Transcribe the material below exactly as it appears.

== PROVIDED RECORDS ==

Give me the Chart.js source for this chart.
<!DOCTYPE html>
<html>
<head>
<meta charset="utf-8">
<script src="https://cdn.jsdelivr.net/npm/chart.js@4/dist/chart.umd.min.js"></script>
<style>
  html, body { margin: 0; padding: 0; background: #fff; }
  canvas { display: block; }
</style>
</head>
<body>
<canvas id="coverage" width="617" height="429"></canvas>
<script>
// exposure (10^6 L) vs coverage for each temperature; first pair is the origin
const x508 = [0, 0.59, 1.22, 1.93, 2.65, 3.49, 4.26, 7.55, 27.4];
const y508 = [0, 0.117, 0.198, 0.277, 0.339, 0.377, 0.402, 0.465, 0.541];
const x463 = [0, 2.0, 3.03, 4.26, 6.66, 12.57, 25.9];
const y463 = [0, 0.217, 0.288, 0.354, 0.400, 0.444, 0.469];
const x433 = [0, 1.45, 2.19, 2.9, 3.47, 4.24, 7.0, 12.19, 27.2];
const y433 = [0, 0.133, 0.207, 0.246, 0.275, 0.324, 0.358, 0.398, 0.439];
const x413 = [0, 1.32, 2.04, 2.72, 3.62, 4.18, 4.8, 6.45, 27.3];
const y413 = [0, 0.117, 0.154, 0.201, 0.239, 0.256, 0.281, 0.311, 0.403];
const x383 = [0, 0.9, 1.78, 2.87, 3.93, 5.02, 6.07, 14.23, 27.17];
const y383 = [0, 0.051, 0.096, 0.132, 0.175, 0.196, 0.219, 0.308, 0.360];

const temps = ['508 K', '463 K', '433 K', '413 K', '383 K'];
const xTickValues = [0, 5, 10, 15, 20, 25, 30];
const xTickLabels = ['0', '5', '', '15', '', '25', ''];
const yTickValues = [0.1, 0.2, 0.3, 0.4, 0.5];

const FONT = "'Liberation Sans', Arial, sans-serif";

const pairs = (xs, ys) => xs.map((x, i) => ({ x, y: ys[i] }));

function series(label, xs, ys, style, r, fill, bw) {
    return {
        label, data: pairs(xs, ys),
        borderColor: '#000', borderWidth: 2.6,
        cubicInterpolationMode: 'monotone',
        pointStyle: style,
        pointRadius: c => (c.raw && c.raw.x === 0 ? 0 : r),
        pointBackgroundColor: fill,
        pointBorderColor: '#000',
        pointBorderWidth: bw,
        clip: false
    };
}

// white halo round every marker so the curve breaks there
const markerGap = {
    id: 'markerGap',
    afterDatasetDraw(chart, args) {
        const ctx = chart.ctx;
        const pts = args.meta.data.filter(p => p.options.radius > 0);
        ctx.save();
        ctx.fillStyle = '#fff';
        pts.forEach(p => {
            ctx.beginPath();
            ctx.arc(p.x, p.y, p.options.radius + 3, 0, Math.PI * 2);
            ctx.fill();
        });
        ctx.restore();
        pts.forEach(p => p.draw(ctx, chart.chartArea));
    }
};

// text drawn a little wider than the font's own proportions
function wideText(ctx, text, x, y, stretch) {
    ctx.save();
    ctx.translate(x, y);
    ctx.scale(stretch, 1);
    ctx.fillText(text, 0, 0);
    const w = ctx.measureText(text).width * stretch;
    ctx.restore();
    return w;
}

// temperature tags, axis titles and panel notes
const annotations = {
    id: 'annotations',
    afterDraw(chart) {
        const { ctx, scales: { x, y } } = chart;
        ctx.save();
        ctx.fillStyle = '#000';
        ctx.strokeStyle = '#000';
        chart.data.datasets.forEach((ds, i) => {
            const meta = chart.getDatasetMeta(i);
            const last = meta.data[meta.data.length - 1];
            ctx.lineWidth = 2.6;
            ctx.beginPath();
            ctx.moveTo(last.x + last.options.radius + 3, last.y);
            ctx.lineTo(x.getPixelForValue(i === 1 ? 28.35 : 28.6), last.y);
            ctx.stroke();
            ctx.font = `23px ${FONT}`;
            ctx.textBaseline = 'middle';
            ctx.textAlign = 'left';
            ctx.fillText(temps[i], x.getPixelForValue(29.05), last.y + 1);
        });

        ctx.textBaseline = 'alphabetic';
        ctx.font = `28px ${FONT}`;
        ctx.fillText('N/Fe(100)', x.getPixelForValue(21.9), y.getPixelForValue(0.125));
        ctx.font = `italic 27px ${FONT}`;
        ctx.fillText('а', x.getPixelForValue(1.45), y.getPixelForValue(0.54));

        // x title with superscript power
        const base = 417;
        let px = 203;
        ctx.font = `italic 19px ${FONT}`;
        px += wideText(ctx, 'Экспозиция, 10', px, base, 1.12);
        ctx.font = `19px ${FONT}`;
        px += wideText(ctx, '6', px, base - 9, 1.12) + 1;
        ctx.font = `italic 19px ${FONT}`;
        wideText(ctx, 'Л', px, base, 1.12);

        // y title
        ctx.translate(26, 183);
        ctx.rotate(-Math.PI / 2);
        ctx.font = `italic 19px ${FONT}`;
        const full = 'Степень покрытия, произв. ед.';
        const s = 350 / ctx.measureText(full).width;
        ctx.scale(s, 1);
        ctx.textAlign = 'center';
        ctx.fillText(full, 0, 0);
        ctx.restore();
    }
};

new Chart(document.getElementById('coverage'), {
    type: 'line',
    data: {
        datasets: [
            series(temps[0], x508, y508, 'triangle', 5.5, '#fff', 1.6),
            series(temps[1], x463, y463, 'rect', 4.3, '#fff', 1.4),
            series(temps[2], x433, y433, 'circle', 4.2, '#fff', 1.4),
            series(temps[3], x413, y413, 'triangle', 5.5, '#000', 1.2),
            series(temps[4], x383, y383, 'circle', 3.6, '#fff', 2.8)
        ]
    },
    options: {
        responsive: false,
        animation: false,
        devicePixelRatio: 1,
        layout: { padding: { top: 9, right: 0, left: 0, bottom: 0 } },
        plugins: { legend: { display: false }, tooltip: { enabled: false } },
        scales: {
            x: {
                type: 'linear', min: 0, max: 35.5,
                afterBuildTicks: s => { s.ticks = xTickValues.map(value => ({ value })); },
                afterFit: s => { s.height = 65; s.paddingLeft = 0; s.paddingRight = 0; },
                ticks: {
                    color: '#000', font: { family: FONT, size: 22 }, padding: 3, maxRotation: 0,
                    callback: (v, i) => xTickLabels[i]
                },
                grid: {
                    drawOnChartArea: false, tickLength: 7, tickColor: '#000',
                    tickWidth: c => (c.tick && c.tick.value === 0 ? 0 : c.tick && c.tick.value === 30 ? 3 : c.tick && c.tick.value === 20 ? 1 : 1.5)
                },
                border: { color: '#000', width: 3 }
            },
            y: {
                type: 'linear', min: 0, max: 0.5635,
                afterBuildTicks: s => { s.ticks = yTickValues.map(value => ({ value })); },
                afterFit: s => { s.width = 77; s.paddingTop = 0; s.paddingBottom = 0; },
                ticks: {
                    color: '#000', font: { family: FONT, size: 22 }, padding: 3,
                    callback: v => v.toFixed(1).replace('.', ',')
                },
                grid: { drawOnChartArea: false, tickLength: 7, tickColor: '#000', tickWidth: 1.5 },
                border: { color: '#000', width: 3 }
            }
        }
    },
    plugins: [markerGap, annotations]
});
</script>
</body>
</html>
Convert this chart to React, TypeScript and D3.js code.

===

> TASK OUTPUT:
Give me the Chart.js source for this chart.
<!DOCTYPE html>
<html>
<head>
<meta charset="utf-8">
<script src="https://cdn.jsdelivr.net/npm/chart.js@4/dist/chart.umd.min.js"></script>
<style>
  html, body { margin: 0; padding: 0; background: #fff; }
  canvas { display: block; }
</style>
</head>
<body>
<canvas id="coverage" width="617" height="429"></canvas>
<script>
// exposure (10^6 L) vs coverage for each temperature; first pair is the origin
const x508 = [0, 0.59, 1.22, 1.93, 2.65, 3.49, 4.26, 7.55, 27.4];
const y508 = [0, 0.117, 0.198, 0.277, 0.339, 0.377, 0.402, 0.465, 0.541];
const x463 = [0, 2.0, 3.03, 4.26, 6.66, 12.57, 25.9];
const y463 = [0, 0.217, 0.288, 0.354, 0.400, 0.444, 0.469];
const x433 = [0, 1.45, 2.19, 2.9, 3.47, 4.24, 7.0, 12.19, 27.2];
const y433 = [0, 0.133, 0.207, 0.246, 0.275, 0.324, 0.358, 0.398, 0.439];
const x413 = [0, 1.32, 2.04, 2.72, 3.62, 4.18, 4.8, 6.45, 27.3];
const y413 = [0, 0.117, 0.154, 0.201, 0.239, 0.256, 0.281, 0.311, 0.403];
const x383 = [0, 0.9, 1.78, 2.87, 3.93, 5.02, 6.07, 14.23, 27.17];
const y383 = [0, 0.051, 0.096, 0.132, 0.175, 0.196, 0.219, 0.308, 0.360];

const temps = ['508 K', '463 K', '433 K', '413 K', '383 K'];
const xTickValues = [0, 5, 10, 15, 20, 25, 30];
const xTickLabels = ['0', '5', '', '15', '', '25', ''];
const yTickValues = [0.1, 0.2, 0.3, 0.4, 0.5];

const FONT = "'Liberation Sans', Arial, sans-serif";

const pairs = (xs, ys) => xs.map((x, i) => ({ x, y: ys[i] }));

function series(label, xs, ys, style, r, fill, bw) {
    return {
        label, data: pairs(xs, ys),
        borderColor: '#000', borderWidth: 2.6,
        cubicInterpolationMode: 'monotone',
        pointStyle: style,
        pointRadius: c => (c.raw && c.raw.x === 0 ? 0 : r),
        pointBackgroundColor: fill,
        pointBorderColor: '#000',
        pointBorderWidth: bw,
        clip: false
    };
}

// white halo round every marker so the curve breaks there
const markerGap = {
    id: 'markerGap',
    afterDatasetDraw(chart, args) {
        const ctx = chart.ctx;
        const pts = args.meta.data.filter(p => p.options.radius > 0);
        ctx.save();
        ctx.fillStyle = '#fff';
        pts.forEach(p => {
            ctx.beginPath();
            ctx.arc(p.x, p.y, p.options.radius + 3, 0, Math.PI * 2);
            ctx.fill();
        });
        ctx.restore();
        pts.forEach(p => p.draw(ctx, chart.chartArea));
    }
};

// text drawn a little wider than the font's own proportions
function wideText(ctx, text, x, y, stretch) {
    ctx.save();
    ctx.translate(x, y);
    ctx.scale(stretch, 1);
    ctx.fillText(text, 0, 0);
    const w = ctx.measureText(text).width * stretch;
    ctx.restore();
    return w;
}

// temperature tags, axis titles and panel notes
const annotations = {
    id: 'annotations',
    afterDraw(chart) {
        const { ctx, scales: { x, y } } = chart;
        ctx.save();
        ctx.fillStyle = '#000';
        ctx.strokeStyle = '#000';
        chart.data.datasets.forEach((ds, i) => {
            const meta = chart.getDatasetMeta(i);
            const last = meta.data[meta.data.length - 1];
            ctx.lineWidth = 2.6;
            ctx.beginPath();
            ctx.moveTo(last.x + last.options.radius + 3, last.y);
            ctx.lineTo(x.getPixelForValue(i === 1 ? 28.35 : 28.6), last.y);
            ctx.stroke();
            ctx.font = `23px ${FONT}`;
            ctx.textBaseline = 'middle';
            ctx.textAlign = 'left';
            ctx.fillText(temps[i], x.getPixelForValue(29.05), last.y + 1);
        });

        ctx.textBaseline = 'alphabetic';
        ctx.font = `28px ${FONT}`;
        ctx.fillText('N/Fe(100)', x.getPixelForValue(21.9), y.getPixelForValue(0.125));
        ctx.font = `italic 27px ${FONT}`;
        ctx.fillText('а', x.getPixelForValue(1.45), y.getPixelForValue(0.54));

        // x title with superscript power
        const base = 417;
        let px = 203;
        ctx.font = `italic 19px ${FONT}`;
        px += wideText(ctx, 'Экспозиция, 10', px, base, 1.12);
        ctx.font = `19px ${FONT}`;
        px += wideText(ctx, '6', px, base - 9, 1.12) + 1;
        ctx.font = `italic 19px ${FONT}`;
        wideText(ctx, 'Л', px, base, 1.12);

        // y title
        ctx.translate(26, 183);
        ctx.rotate(-Math.PI / 2);
        ctx.font = `italic 19px ${FONT}`;
        const full = 'Степень покрытия, произв. ед.';
        const s = 350 / ctx.measureText(full).width;
        ctx.scale(s, 1);
        ctx.textAlign = 'center';
        ctx.fillText(full, 0, 0);
        ctx.restore();
    }
};

new Chart(document.getElementById('coverage'), {
    type: 'line',
    data: {
        datasets: [
            series(temps[0], x508, y508, 'triangle', 5.5, '#fff', 1.6),
            series(temps[1], x463, y463, 'rect', 4.3, '#fff', 1.4),
            series(temps[2], x433, y433, 'circle', 4.2, '#fff', 1.4),
            series(temps[3], x413, y413, 'triangle', 5.5, '#000', 1.2),
            series(temps[4], x383, y383, 'circle', 3.6, '#fff', 2.8)
        ]
    },
    options: {
        responsive: false,
        animation: false,
        devicePixelRatio: 1,
        layout: { padding: { top: 9, right: 0, left: 0, bottom: 0 } },
        plugins: { legend: { display: false }, tooltip: { enabled: false } },
        scales: {
            x: {
                type: 'linear', min: 0, max: 35.5,
                afterBuildTicks: s => { s.ticks = xTickValues.map(value => ({ value })); },
                afterFit: s => { s.height = 65; s.paddingLeft = 0; s.paddingRight = 0; },
                ticks: {
                    color: '#000', font: { family: FONT, size: 22 }, padding: 3, maxRotation: 0,
                    callback: (v, i) => xTickLabels[i]
                },
                grid: {
                    drawOnChartArea: false, tickLength: 7, tickColor: '#000',
                    tickWidth: c => (c.tick && c.tick.value === 0 ? 0 : c.tick && c.tick.value === 30 ? 3 : c.tick && c.tick.value === 20 ? 1 : 1.5)
                },
                border: { color: '#000', width: 3 }
            },
            y: {
                type: 'linear', min: 0, max: 0.5635,
                afterBuildTicks: s => { s.ticks = yTickValues.map(value => ({ value })); },
                afterFit: s => { s.width = 77; s.paddingTop = 0; s.paddingBottom = 0; },
                ticks: {
                    color: '#000', font: { family: FONT, size: 22 }, padding: 3,
                    callback: v => v.toFixed(1).replace('.', ',')
                },
                grid: { drawOnChartArea: false, tickLength: 7, tickColor: '#000', tickWidth: 1.5 },
                border: { color: '#000', width: 3 }
            }
        }
    },
    plugins: [markerGap, annotations]
});
</script>
</body>
</html>
Convert this chart to React, TypeScript and D3.js code.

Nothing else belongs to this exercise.